Por agora, está em casa de um amigo, em Silves, sem dinheiro – o que tinha ardeu com a casa – e sem saber o que vai fazer a seguir.
“Eu não sei se quero continuar. Eu vou tentar ver se há apoios para reconstruir a casa e vou para Espanha com a minha filha e depois esperar até a casa ficar reconstruída. Mas não sei o que vou fazer. São dois fogos, no espaço de 15 anos, que destruíram a minha casa”, vinca.
Para Martha, Portugal “não aprende com o que se passou”.
“Os bombeiros ainda são voluntários?”, pergunta. “Têm de ter bombeiros profissionais, treinados. Não pode ser assim e depois esta coisa dos eucaliptos que estão sempre a crescer e a serem plantados e ninguém os para. Não se faz nada em relação a isso”, critica.
Agora, que “tudo foi embora com as chamas”, Martha tenta recompor-se e “descansar um pouco”, ainda sem saber se regressa à casa que ardeu por duas vezes em 15 anos.
O incêndio deflagrou no dia 3 à tarde, em Monchique, distrito de Faro, e atingiu também o concelho vizinho de Silves, depois de ter afetado, com menor impacto, os municípios de Portimão (no mesmo distrito) e de Odemira (distrito de Beja). Foi considerado dominado na sexta-feira.
De acordo com o Sistema Europeu de Informação de Incêndios Florestais, as chamas consumiram cerca de 27 mil hectares.
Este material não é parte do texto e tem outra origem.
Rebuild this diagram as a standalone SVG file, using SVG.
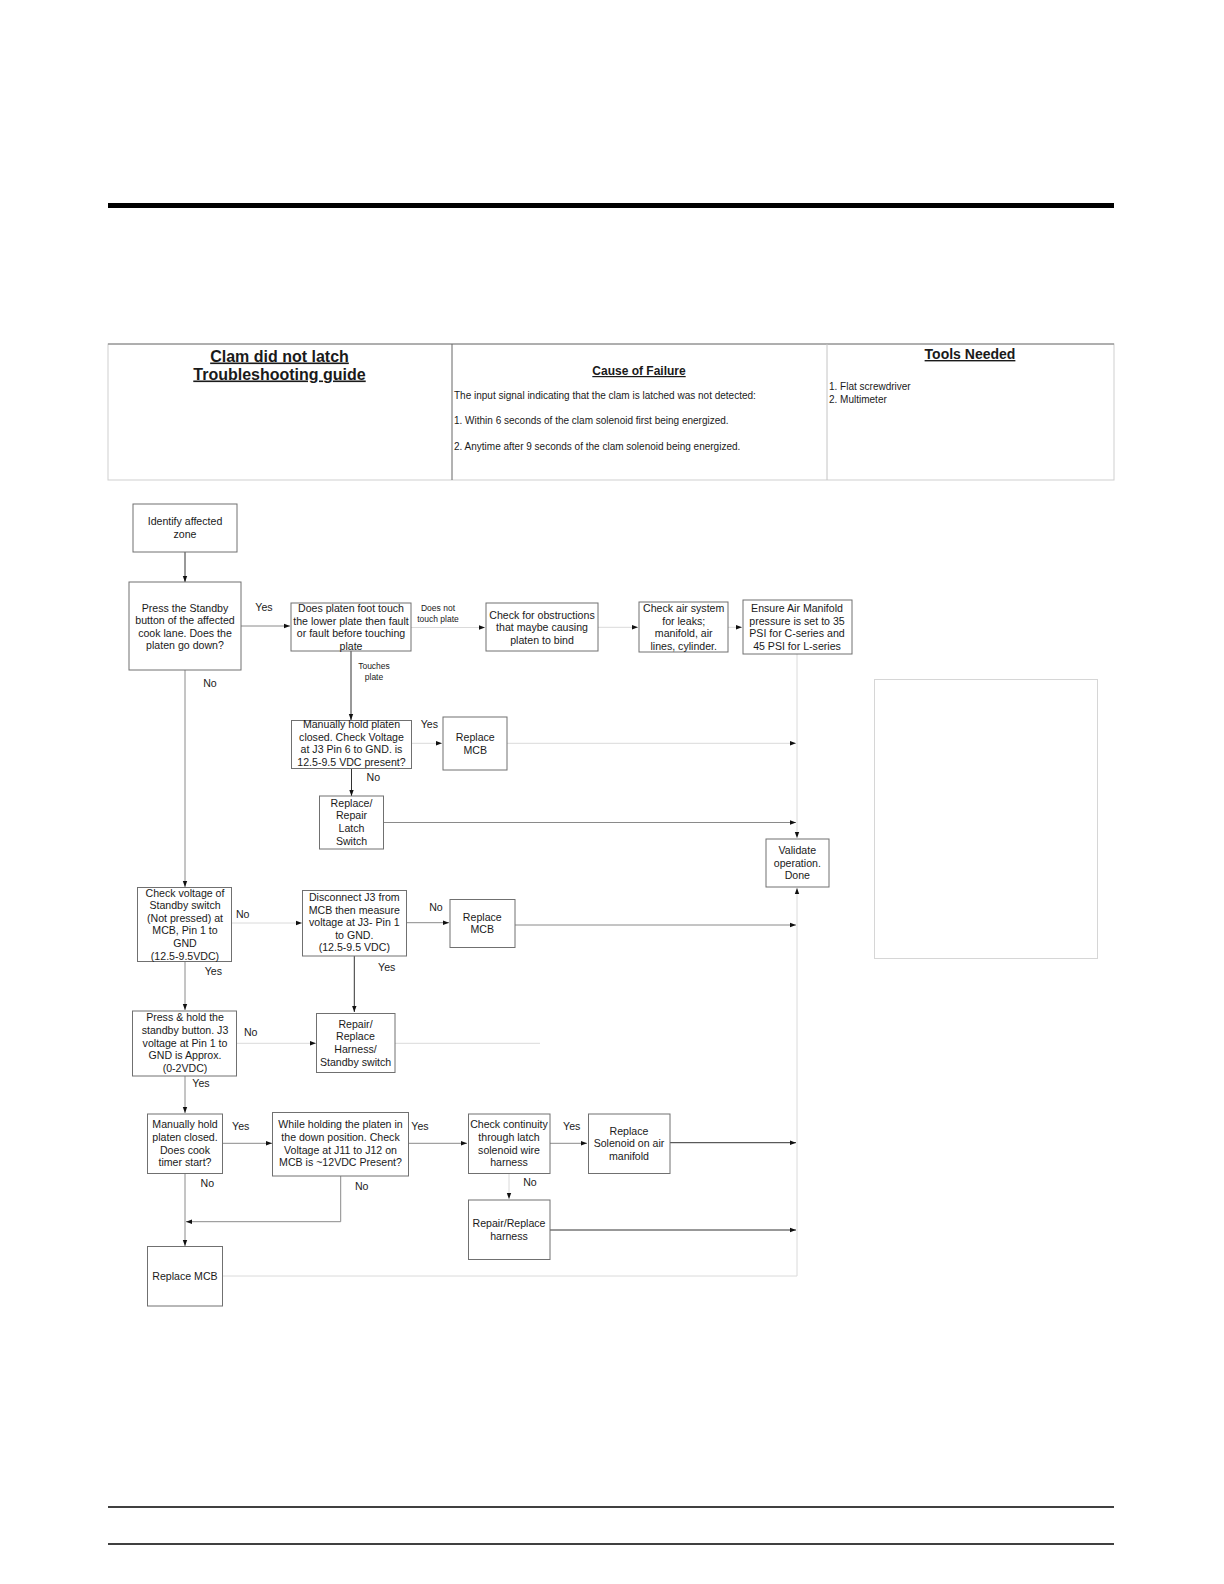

Em 2003, um grande incêndio destruiu cerca de 41 mil hectares nos concelhos de Monchique, Portimão, Aljezur e Lagos.
Segundo a Proteção Civil, o fogo desta semana fez 41 feridos, um dos quais em estado grave. No concelho de Monchique, arderam pelo menos 17 casas de primeira habitação.
Com um pé fora do país para não voltar a ver tudo queimado
José perdeu três hectares de citrinos, uma casa e alfaias agrícolas, devido ao fogo de Monchique. Uma semana depois das chamas lhe destruírem quase tudo, já está a pensar em sair do país para não voltar a ver tudo queimado.
José António Rodrigues, de 60 anos, caminha pelos três hectares onde fazia produção biológica de laranjas, limões, limas, toranjas e clementinas. Ficou com tudo queimado, a única cor que se vê vem de limões caídos ao chão, cozidos pelo fogo.
“Era o meu ordenado. Vivia disto. Era como se agora chegasse um patrão e me despedisse. Era como se fosse para o desemprego”, conta à Lusa o homem de 60 anos, que vê esta história dos incêndios na serra de Monchique repetir-se ao longo dos anos.
Já em 2003, andou em agosto a combater as chamas naquele laranjal, situado num vale, e em setembro a salvar a sua casa do fogo, no Alto, pequeno lugar junto a Alferce, no topo de uma encosta.
Se em 2003, conseguiu salvar a maioria dos seus pertences, agora o prejuízo é tanto que nem consegue fazer as contas certas do que perdeu.
Foi-se um ‘bulldozer’, alfaias agrícolas, sistema de rega, o laranjal e uma casa onde já viveu e que agora emprestava a uma mulher holandesa e filho, que o ajudava na sua propriedade.
Para explicar o porquê de não ter perdido tanto como agora, José António Rodrigues aponta culpas para a forma como a GNR impediu as pessoas de tentarem salvar os seus haveres.
“Eles impediram-me de regressar, quando tinha ido para o Alferce”, protesta.
Só quando a situação parecia controlada conseguiu regressar ao Alto, à boleia de uma carrinha da junta de freguesia.
“Foi o que me valeu. Consegui apagar à volta da minha casa, e safar uma máquina de rasto e uma carrinha. Mas a casa [onde vivia a família holandesa] já foi tarde demais. Se tivesse vindo mais cedo, como o fogo entrou pelas portas e janelas, conseguia ter apagado com uns baldes de água”, explica.
Os vizinhos, “que tinham ficado escondidos para não serem algemados e levados, conseguiram salvar as suas coisas”, sublinha.
Quando pensa no futuro, a única solução que José António encontra é sair do país.
“Vou pensar mudar de país, porque aqui não dá. É a segunda vez. Tenho contactos em Inglaterra e na Alemanha e a ver se me ajudam a arranjar um trabalho e piro-me daqui para um dia não morrer queimado. Agora, investir aqui um cêntimo? Aqui, não invisto. Tenho uma filha a estudar e deixei de ter qualquer rendimento. Se for para outro país, arranjo trabalho e desenrasco-me”, disse.
Já no final da conversa, José António Rodrigues, desalentado e vencido pelo fogo, deixa uma pergunta: “O que é que um gajo espera da república das bananas que nós aqui temos? Tenho que sair e não voltar”.